Otro “pequeño detalle” es la mutación recíproca entre “Empty Spaces” y “What Shall We Do Now?”, con las plantas de Gerald Scarfe copulando, que por supuesto suman espesura a la narración, al igual que la belleza de “Young Lust” -cuyo rostro es el de la inolvidable Jenny Wright-, los teclados apagados, abismales, de “Don't Leave Me Now”, y su desesperado pedido de ayuda; la profundidad acústica de “Hey You Is There” y la regrabación de uno de los temas cortos más hermosos de historia: “Stop”.
En fin, en ese vaivén de miradas encontradas resultaThe Wall. En esas paradojas. En esa tensión que siempre preocupa a los historiadores de la rama que fuere: la tirantez entre lo universal permanente y lo coyuntural estricto. Entre lo perdurable y lo cambiante. Lo que pertenece a una época y no a otra. O bien a todas. Y de las dos tiene The Wall, claro.

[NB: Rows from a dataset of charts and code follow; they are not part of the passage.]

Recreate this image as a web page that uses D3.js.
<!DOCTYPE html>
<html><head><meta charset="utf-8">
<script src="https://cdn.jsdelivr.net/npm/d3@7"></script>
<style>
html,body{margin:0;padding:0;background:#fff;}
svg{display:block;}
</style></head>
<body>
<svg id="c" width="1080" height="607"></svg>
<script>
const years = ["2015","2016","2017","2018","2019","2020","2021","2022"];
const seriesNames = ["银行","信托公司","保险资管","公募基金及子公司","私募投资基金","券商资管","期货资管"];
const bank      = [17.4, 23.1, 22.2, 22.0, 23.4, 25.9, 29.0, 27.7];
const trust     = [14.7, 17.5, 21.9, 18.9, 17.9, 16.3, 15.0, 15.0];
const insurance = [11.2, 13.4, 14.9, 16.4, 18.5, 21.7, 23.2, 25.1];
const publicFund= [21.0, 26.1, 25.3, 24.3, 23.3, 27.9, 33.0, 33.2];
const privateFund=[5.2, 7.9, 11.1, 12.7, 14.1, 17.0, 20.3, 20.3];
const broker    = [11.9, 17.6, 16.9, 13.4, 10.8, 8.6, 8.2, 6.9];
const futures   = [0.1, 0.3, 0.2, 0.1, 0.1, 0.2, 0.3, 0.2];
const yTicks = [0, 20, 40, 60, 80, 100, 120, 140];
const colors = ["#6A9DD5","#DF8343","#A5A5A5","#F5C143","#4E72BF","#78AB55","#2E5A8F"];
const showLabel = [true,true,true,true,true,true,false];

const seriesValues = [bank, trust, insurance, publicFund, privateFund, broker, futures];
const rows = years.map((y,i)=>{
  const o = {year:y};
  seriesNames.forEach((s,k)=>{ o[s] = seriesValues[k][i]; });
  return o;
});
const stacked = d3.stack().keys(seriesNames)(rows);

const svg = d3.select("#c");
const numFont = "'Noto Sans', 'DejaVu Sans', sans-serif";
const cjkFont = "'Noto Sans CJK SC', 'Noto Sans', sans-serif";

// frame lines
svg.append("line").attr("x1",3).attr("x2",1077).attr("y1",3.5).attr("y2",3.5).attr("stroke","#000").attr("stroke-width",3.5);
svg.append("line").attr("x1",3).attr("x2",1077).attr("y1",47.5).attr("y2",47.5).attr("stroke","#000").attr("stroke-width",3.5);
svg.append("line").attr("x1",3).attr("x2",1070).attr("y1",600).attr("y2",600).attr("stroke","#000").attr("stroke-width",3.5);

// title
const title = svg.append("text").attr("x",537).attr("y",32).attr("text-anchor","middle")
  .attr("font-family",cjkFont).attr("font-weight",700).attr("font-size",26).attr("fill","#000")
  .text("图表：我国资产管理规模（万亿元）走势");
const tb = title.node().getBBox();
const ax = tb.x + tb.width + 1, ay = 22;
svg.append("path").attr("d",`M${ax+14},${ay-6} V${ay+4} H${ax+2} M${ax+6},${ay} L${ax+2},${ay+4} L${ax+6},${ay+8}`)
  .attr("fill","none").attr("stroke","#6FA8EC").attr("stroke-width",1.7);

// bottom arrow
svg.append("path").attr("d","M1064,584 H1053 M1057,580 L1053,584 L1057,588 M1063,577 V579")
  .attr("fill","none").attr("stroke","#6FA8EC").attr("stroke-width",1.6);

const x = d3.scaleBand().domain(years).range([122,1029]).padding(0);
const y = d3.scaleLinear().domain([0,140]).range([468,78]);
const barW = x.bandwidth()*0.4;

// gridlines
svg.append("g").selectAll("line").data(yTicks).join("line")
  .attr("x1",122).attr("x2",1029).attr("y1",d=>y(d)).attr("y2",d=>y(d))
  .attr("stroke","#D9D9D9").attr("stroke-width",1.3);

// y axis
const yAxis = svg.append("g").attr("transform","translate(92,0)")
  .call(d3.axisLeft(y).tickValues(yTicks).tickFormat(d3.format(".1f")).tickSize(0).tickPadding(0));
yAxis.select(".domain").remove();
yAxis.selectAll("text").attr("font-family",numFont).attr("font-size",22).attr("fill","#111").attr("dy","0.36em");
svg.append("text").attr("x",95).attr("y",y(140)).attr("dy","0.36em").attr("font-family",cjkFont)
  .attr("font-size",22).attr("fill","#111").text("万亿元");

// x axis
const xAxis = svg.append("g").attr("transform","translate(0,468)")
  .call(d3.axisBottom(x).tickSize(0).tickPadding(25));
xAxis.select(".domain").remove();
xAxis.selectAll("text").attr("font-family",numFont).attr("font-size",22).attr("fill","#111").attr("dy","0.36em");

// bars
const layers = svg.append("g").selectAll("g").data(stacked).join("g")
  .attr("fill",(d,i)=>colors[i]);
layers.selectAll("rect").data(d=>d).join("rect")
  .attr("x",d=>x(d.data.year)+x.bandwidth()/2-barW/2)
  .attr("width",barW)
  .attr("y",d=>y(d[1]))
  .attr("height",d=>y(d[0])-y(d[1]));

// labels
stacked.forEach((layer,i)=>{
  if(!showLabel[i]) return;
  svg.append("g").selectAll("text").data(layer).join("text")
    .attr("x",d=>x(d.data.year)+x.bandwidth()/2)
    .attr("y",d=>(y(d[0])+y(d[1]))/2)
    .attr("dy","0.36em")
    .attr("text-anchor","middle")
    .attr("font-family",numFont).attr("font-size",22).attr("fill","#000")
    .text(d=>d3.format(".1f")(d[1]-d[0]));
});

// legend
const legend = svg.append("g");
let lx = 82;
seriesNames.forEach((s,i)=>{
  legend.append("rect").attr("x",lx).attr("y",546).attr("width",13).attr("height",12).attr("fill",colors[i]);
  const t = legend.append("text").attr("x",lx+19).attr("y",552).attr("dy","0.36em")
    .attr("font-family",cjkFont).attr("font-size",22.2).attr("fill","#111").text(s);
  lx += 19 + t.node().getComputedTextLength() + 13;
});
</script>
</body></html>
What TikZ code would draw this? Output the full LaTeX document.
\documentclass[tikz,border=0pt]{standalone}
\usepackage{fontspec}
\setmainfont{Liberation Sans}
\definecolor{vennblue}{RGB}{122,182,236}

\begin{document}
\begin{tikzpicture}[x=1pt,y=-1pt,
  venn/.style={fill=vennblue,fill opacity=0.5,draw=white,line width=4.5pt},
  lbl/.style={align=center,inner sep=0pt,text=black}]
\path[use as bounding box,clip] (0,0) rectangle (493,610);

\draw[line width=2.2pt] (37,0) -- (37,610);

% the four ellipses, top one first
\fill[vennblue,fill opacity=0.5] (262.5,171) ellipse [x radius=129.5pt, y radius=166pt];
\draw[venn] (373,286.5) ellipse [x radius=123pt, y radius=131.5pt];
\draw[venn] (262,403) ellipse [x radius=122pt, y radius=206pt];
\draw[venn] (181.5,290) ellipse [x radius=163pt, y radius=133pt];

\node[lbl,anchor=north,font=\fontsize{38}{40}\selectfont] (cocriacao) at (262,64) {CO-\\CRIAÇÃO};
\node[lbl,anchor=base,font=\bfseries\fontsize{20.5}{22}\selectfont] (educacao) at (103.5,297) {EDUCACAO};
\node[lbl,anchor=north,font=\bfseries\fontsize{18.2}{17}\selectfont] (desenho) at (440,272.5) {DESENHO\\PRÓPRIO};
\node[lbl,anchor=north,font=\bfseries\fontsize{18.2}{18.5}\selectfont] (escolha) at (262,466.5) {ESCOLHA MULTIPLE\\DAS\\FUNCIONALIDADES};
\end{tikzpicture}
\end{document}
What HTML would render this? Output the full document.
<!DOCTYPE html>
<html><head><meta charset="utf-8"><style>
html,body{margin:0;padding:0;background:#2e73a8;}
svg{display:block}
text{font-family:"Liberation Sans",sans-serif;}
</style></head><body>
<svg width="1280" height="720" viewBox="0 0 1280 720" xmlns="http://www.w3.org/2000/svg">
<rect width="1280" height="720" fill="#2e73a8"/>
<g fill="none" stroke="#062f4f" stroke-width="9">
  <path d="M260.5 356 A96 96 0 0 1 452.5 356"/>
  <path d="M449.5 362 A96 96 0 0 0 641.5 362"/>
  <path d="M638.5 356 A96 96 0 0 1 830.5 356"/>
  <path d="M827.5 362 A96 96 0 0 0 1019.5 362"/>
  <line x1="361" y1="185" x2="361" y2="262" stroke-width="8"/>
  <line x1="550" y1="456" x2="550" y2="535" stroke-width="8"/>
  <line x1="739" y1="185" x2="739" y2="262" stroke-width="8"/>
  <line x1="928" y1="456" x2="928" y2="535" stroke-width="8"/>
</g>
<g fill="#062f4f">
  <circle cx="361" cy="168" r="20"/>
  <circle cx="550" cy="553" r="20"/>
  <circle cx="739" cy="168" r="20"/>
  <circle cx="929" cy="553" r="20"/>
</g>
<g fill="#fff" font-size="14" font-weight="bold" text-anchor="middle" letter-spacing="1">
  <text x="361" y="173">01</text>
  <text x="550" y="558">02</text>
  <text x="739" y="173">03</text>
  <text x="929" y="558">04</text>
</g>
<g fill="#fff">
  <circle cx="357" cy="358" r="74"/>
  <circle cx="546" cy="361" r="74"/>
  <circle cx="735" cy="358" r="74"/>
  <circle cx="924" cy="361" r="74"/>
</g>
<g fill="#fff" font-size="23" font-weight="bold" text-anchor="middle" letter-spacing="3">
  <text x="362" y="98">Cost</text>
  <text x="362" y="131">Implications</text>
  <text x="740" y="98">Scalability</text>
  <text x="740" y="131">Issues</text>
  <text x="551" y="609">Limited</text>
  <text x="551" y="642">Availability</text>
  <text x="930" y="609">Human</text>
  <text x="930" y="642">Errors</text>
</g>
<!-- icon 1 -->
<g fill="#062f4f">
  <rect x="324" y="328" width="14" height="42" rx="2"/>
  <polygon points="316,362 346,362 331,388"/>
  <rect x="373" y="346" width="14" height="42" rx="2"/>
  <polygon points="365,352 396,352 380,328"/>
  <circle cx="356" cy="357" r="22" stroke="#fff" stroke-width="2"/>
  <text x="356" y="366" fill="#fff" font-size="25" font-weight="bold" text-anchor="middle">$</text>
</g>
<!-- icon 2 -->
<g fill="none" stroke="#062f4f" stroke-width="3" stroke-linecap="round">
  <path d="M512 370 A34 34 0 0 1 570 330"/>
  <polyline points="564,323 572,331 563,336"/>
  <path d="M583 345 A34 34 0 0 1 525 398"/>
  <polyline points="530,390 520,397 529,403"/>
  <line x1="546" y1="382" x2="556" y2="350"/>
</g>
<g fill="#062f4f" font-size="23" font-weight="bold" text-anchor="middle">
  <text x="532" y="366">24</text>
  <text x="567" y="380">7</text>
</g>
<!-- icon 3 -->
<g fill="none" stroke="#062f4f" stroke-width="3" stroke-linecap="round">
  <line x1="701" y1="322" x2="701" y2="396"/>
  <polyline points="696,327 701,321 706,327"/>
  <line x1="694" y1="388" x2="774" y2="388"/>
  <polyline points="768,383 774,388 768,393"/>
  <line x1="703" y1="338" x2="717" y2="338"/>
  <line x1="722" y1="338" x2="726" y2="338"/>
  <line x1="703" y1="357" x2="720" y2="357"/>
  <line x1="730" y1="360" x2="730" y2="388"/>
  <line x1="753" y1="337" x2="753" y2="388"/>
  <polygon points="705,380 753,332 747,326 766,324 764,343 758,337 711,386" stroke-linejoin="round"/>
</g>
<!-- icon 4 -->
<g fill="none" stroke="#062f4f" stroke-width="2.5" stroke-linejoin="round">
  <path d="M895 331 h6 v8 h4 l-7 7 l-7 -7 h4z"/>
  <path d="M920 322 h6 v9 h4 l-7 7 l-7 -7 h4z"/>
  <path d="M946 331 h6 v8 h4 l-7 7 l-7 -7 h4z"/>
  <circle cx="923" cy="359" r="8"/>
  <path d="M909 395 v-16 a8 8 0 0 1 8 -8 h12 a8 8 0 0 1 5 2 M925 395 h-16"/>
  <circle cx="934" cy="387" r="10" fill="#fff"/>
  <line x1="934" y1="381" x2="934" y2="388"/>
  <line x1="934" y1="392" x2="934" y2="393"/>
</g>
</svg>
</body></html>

Lo demás es empiria, racconto, historia fáctica. Empezó con Waters y su idea de construir el muro para distanciarse de su público. Algo hastiado, dribleando un colapso mental y consciente de haber dado grupalmente todo a través de la maravillosa tríada Dark Side of the Moon - Wish You Were Here - Animals, el músico se empezó a cortar solo aquella noche de 1977, durante una de las presentaciones de Animals, en el estadio olímpico de Montreal. Fue la noche del escupitajo al fan que, algo puesto en sustancias, pedía insistentemente que la banda toque “Careful with That, Eugene”, tema emblema del Floyd psicodélico de fines de los '60. De hecho, la primera idea a filmar había sido la de los Floyd tocando en vivo y bombardeando al público con fuegos de artificio.
El problema fue que el estudio MGM la rechazó y fue Alan Parker quien tuvo que insistir desde otro lugar, para que el sello EMI acepte. Fue él quien se empeñó en reorientar -al menos en las formas- el mundo personal, complejo, tormentoso y obsesivo del artista, todo lo deseado para sublimar en una gran obra de arte.
Y entonces se pudieron concebir imágenes en movimiento sobre la estructura de capas que representaban la desolación, la claustrofobia, y la paranoia de Pink. De su universo mental y afectivo, un continente apto de traducir en algo parecido al apocalipsis, en momentos en que Pink Floyd ya no era Pink Floyd sino un líder altamente inspirado más un guitarrista brillante, pero poco comprometido con la obra; un Nick Mason más interesado en las millas de Le Mans que en la obra cumbre de su amigo Roger, y Rick Wright, el extecladista contratado entonces como músico de sesión, a quien le importaba un carajo The Wall.
Pink Floyd había tocado en vivo por última vez con su formación clásica en junio de 1981, tres meses antes de que el film empezara a rodar en locaciones como el campo de batalla de Saunton Sands, donde luego se colgarían las camas de A Momentary Lapse of Reason, o la plaza desolada en la que el niño espera a un padre que nunca regresa… “Vera”, otra imagen de enorme y triste belleza. Y entonces emergía otra poderosa paradoja: buscando alejarse de su público, Roger Waters terminó alejándose de los músicos de la banda, con quienes recién volvería a juntarse casi veinte años después, en Live 8. Otro bemol entre mil.